Guitar Player, January 1991
Down

Leo Kottke:  Acoustic Pioneer Shifts Gears

By Mark Hanson

Page 2

      But despite his fans' deep-running loyalties, there's some consternation over his newest release, That's What.  And for Kottke, it has hit home.  "My wife hates this record," he says.  "It's the first one she hasn't liked.  And my manager hates it, too.  He calls it 'A Shout Toward Stanley Clarke.'  The record label likes it, which is just as much of a shock to me as my wife not liking it.  She tells me to turn it off."

      The reference to bass virtuoso Clarke is readily understandable on listening to the first cut, "Little Snoozer."  The tune is an up-tempo, exceedingly low-pitched fingerpicking gem recorded with an electric 6-string bass guitar, tuned one octave lower than a standard 6-string guitar.  For the listener who expects the familiar Kottke 6- or 12-string tone, the initial effect is startling, not unlike listening to a fast-paced guitar tune played at half-speed.  

      "I fell in love with Charvel's demo model of an old Danelectro 6-string electric bass at the last California NAMM show, so I bought their prototype.  I've always tried to get that really low-pitched sound from the guitar by using heavy strings and tuning them way below standard pitch.  But the 6-string bass was  the first guitar that really made it for me.  I use it for two cuts on That's What."

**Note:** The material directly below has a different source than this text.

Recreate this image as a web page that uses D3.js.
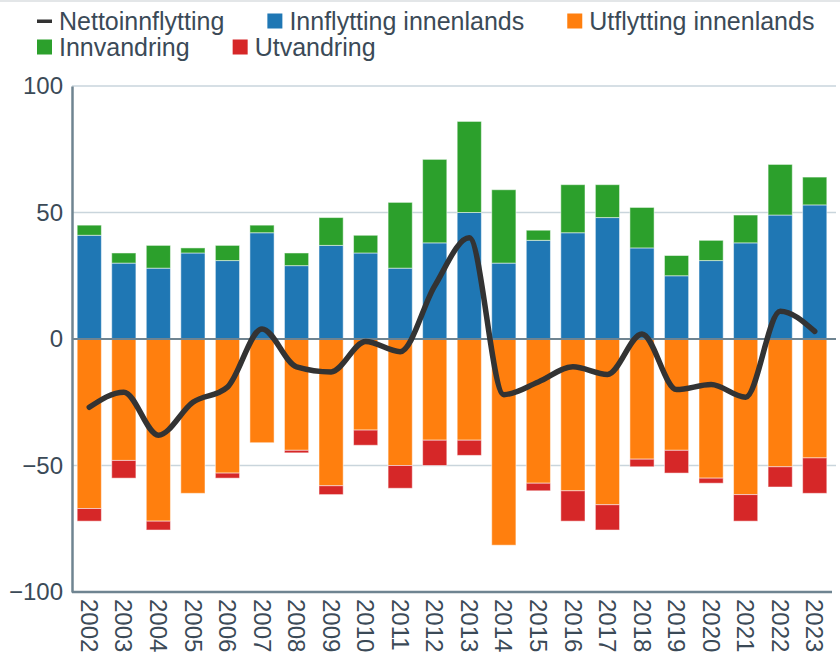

      Kottke's electric guitar experiments on That's What don't end there.  He adds chordal overdubs to "Little Snoozer" with a Charvel solidbody.  For lovers of Kottke's acoustic music who have seldom or never heard their hero play an electric, that can be unsettling.  

      "I had planned to record the whole album with my Gibson L-5," Kottke says.  "It's an old one that I've had for about 15 years, but I really just got into it.  It was built right after Gibson's Lloyd Loar era in the late '20s.  I used the L-5 on the cut 'Jesus Maria,' with both the pickup and a mike.  I fell in love with the instrument's recorded sound, but I took it to a shop to change the nut, and the guitar died.  I figured it had dried out, so I humidified it, took it to the studio, and moved the bridge around trying to get the sound back, but I never did.  That's why I ended up with a lot of electric guitar on the record.  On a couple of cuts I used a kind of heavy-metal Charvel 6-string.  We ended up miking the speakers in the studio.  The L-5 eventually came back, though.  It needed to be humidified some more.  But it's only on that one tune."